Abgerundet wird die Reihe der vorangestellten Essays von Vera-Simone Schulz, die im Hinblick auf die Öffnung der Kunstgeschichte für transkulturelle Fragestellungen eine positive Bilanz zieht und nicht nur für die Präsentation der Objekte im hier besprochenen Ausstellungskatalog, sondern für den Zugriff auf migrierende Objekte des Mittelalters grundsätzlich zentrale Leitfragen formuliert. Zu adressieren seien zum einen Reiseursachen bzw. Bedingungsfaktoren für die Mobilität von Objekten, zudem die Herkunft der Objekte, die nicht selten konstruiert war oder diskursiv inszeniert wurde. Anhand von Textilien und Gefäßen verweist die Autorin auf die je spezifische Medialität von Objekten für transkulturelle Formensprachen und zudem auf häufige Identitäts- und Funktionswandel im Zuge von Transfers in neue (Präsentations-)Kontexte.

Auf rund 300 Seiten präsentiert der Band die Exponate der Hildesheimer Ausstellung, die nach Herkunftsregionen, herausstechenden künstlerischen Merkmalen und Materialien in 16 Objektgruppen gegliedert sind und in diesem Rahmen nicht im Einzelnen beschrieben, sondern lediglich exemplarisch in ihrer Vielfalt angedeutet seien: So reicht das Tableau von Münzen, Codices, Reliquiaren über Astrolabien und Paramente bis hin zu Geschirr, Holz-, Bronze- und Bergkristallarbeiten, wobei Al-Andalus, Byzanz, Sizilien und Süditalien gesondert thematisiert werden. Den einzelnen Exponaten sind neben Eckdaten, einschlägiger Forschung und qualitativ hochwertigen Abbildungen jeweils erfreulich konzise, aber nicht allzu knappe Texte beigefügt, die auch für die universitäre Lehre künftig einen reichen Fundus bieten können.

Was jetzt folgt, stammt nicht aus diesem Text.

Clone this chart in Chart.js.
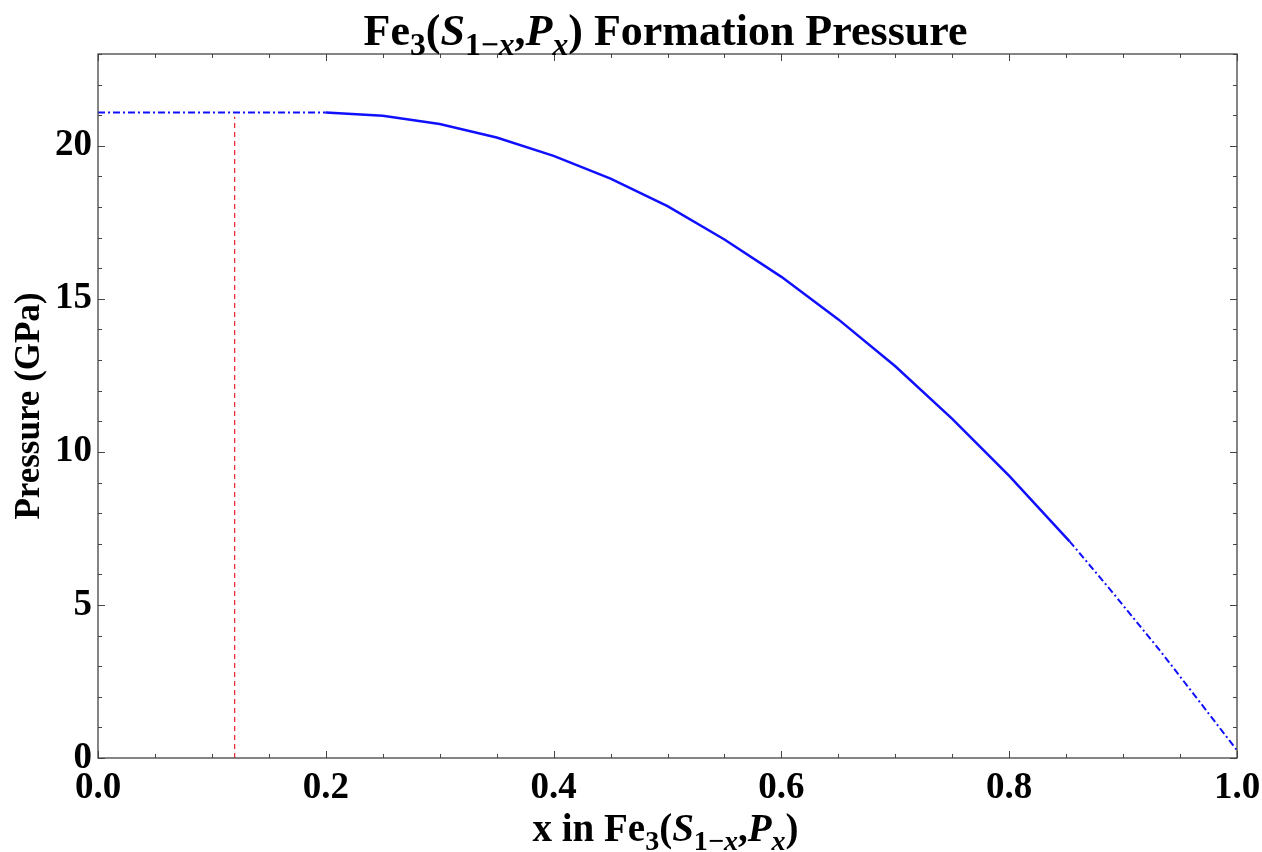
<!DOCTYPE html>
<html>
<head>
<meta charset="utf-8">
<script src="https://cdn.jsdelivr.net/npm/chart.js@4/dist/chart.umd.min.js"></script>
<style>
  html, body { margin: 0; padding: 0; background: #fff; }
  #wrap { width: 1262px; height: 852px; }
</style>
</head>
<body>
<div id="wrap"><canvas id="pChart"></canvas></div>
<script>
// values
const flatX = [0, 0.2];
const flatP = [21.09, 21.09];

const curveX = [0.2, 0.25, 0.3, 0.35, 0.4, 0.45, 0.5, 0.55, 0.6, 0.65, 0.7, 0.75, 0.8, 0.853];
const curveP = [21.09, 20.98, 20.71, 20.27, 19.67, 18.93, 18.03, 16.94, 15.72, 14.33, 12.8, 11.08, 9.22, 7.08];

const tailX = [0.853, 0.8885, 0.9324, 0.975, 1.0];
const tailP = [7.08, 5.51, 3.51, 1.46, 0.25];

const markX = [0.12, 0.12];
const markP = [0, 20.95];

const xTicks = [0, 0.2, 0.4, 0.6, 0.8, 1.0];
const yTicks = [0, 5, 10, 15, 20];

// title pieces (subscripts / italics)
const titleSegs = [
  {t: 'Fe'}, {t: '3', sub: true}, {t: '('}, {t: 'S', it: true},
  {t: '1', sub: true}, {t: '\u2212', sub: true}, {t: 'x', sub: true, it: true},
  {t: ','}, {t: 'P', it: true}, {t: 'x', sub: true, it: true}, {t: ')'},
  {t: ' Formation Pressure'}
];
const xTitleSegs = [
  {t: 'x in Fe'}, {t: '3', sub: true}, {t: '('}, {t: 'S', it: true},
  {t: '1', sub: true}, {t: '\u2212', sub: true}, {t: 'x', sub: true, it: true},
  {t: ','}, {t: 'P', it: true}, {t: 'x', sub: true, it: true}, {t: ')'}
];

const FONT = '"Liberation Serif", "Times New Roman", serif';

function pts(xs, ys) { return xs.map((x, i) => ({x: x, y: ys[i]})); }

function segFont(s, size) {
  const sz = s.sub ? size * 0.72 : size;
  return (s.it ? 'italic ' : '') + 'bold ' + sz + 'px ' + FONT;
}

function drawRich(ctx, segs, cx, baseY, size) {
  let w = 0;
  segs.forEach(s => { ctx.font = segFont(s, size); w += ctx.measureText(s.t).width; });
  let x = cx - w / 2;
  ctx.textBaseline = 'alphabetic';
  ctx.textAlign = 'left';
  ctx.fillStyle = '#000';
  segs.forEach(s => {
    ctx.font = segFont(s, size);
    ctx.fillText(s.t, x, baseY + (s.sub ? size * 0.22 : 0));
    x += ctx.measureText(s.t).width;
  });
}

// frame with inward ticks, plus rich titles
const framePlugin = {
  id: 'frame',
  afterDraw(chart) {
    const {ctx, chartArea: a, scales} = chart;
    const xs = scales.x, ys = scales.y;
    ctx.save();
    ctx.strokeStyle = '#444';
    ctx.lineWidth = 1.3;
    ctx.strokeRect(a.left, a.top, a.right - a.left, a.bottom - a.top);
    ctx.lineWidth = 1;
    ctx.beginPath();
    for (let i = 0; i <= 20; i++) {
      const v = i * 0.05;
      const px = Math.round(xs.getPixelForValue(v)) + 0.5;
      const len = (i % 4 === 0) ? 7 : 4;
      ctx.moveTo(px, a.bottom); ctx.lineTo(px, a.bottom - len);
      ctx.moveTo(px, a.top); ctx.lineTo(px, a.top + len);
    }
    for (let v = 0; v <= 23; v++) {
      const py = Math.round(ys.getPixelForValue(v)) + 0.5;
      const len = (v % 5 === 0) ? 7 : 4;
      ctx.moveTo(a.left, py); ctx.lineTo(a.left + len, py);
      ctx.moveTo(a.right, py); ctx.lineTo(a.right - len, py);
    }
    ctx.stroke();

    const cx = (a.left + a.right) / 2 - 2;
    drawRich(ctx, titleSegs, cx, 45, 44);
    drawRich(ctx, xTitleSegs, cx, 841, 39);
    ctx.restore();
  }
};

const blue = '#1010ff';

new Chart(document.getElementById('pChart'), {
  type: 'scatter',
  data: {
    datasets: [
      {data: pts(flatX, flatP), showLine: true, borderColor: blue, borderWidth: 2,
       borderDash: [7, 3, 2, 3], pointRadius: 0},
      {data: pts(curveX, curveP), showLine: true, borderColor: blue, borderWidth: 2.5,
       tension: 0, pointRadius: 0},
      {data: pts(tailX, tailP), showLine: true, borderColor: blue, borderWidth: 2,
       borderDash: [7, 3, 2, 3], pointRadius: 0},
      {data: pts(markX, markP), showLine: true, borderColor: '#e8202a', borderWidth: 1.2,
       borderDash: [5, 4], pointRadius: 0}
    ]
  },
  options: {
    responsive: true,
    maintainAspectRatio: false,
    animation: false,
    layout: {padding: 0},
    plugins: {legend: {display: false}, tooltip: {enabled: false}, title: {display: false}},
    scales: {
      x: {
        type: 'linear', position: 'bottom', min: 0, max: 1,
        afterBuildTicks: s => { s.ticks = xTicks.map(v => ({value: v})); },
        afterFit: s => { s.height = 94; s.paddingLeft = 0; s.paddingRight = 0; },
        grid: {display: false, drawTicks: false},
        border: {display: false},
        ticks: {padding: 8, color: '#000', maxRotation: 0,
                font: {family: FONT, size: 37, weight: 'bold'},
                callback: v => v.toFixed(1)}
      },
      x2: {
        type: 'linear', position: 'top', min: 0, max: 1,
        afterFit: s => { s.height = 54; },
        grid: {display: false, drawTicks: false},
        border: {display: false},
        ticks: {display: false}
      },
      y: {
        type: 'linear', position: 'left', min: 0, max: 23,
        afterBuildTicks: s => { s.ticks = yTicks.map(v => ({value: v})); },
        afterFit: s => { s.width = 98; s.paddingTop = 0; s.paddingBottom = 0; },
        grid: {display: false, drawTicks: false},
        border: {display: false},
        ticks: {padding: 6, color: '#000',
                font: {family: FONT, size: 37, weight: 'bold'},
                callback: v => String(v)},
        title: {display: true, text: 'Pressure (GPa)', color: '#000',
                padding: {top: 9, bottom: 0},
                font: {family: FONT, size: 35, weight: 'bold'}}
      },
      y2: {
        type: 'linear', position: 'right', min: 0, max: 23,
        afterFit: s => { s.width = 25; },
        grid: {display: false, drawTicks: false},
        border: {display: false},
        ticks: {display: false}
      }
    }
  },
  plugins: [framePlugin]
});
</script>
</body>
</html>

Begrüßenswert sind nicht zuletzt die Verortung in aktuellen gesellschaftlichen Diskursen um dekoloniale Ansätze im Umgang mit Kunstwerken aus außer-europäischen Herkunftsregionen einerseits und andererseits der Ansatz der Ausstellenden, transkulturelle, migrantische und postmigrantische Konzepte von Identität mit zivilgesellschaftlichen Wirklichkeiten des Ausstellungsortes zusammenzudenken.

1 Siehe ausführlicher: Thomas Bauer, Warum es kein islamisches Mittelalter gab: das Erbe der Antike und der Orient, München 2020 (C.H. Beck Paperback, 6407). Weiterhin jüngst Bernhard Jussen, Das Geschenk des Orest. Eine Geschichte des nachrömischen Europa 526–1535, München 2023. Vgl. auch Felicitas Schmieder, Epochengrenze als Denkhindernis: Brasil, oder warum die Welt um 1500 nicht erfunden wurde, in: Matei Chihaia, Georg Eckert (Hg.), Kolossale Miniaturen. Festschrift für Gerrit Walther, Münster i. W. 2019, S. 269–274.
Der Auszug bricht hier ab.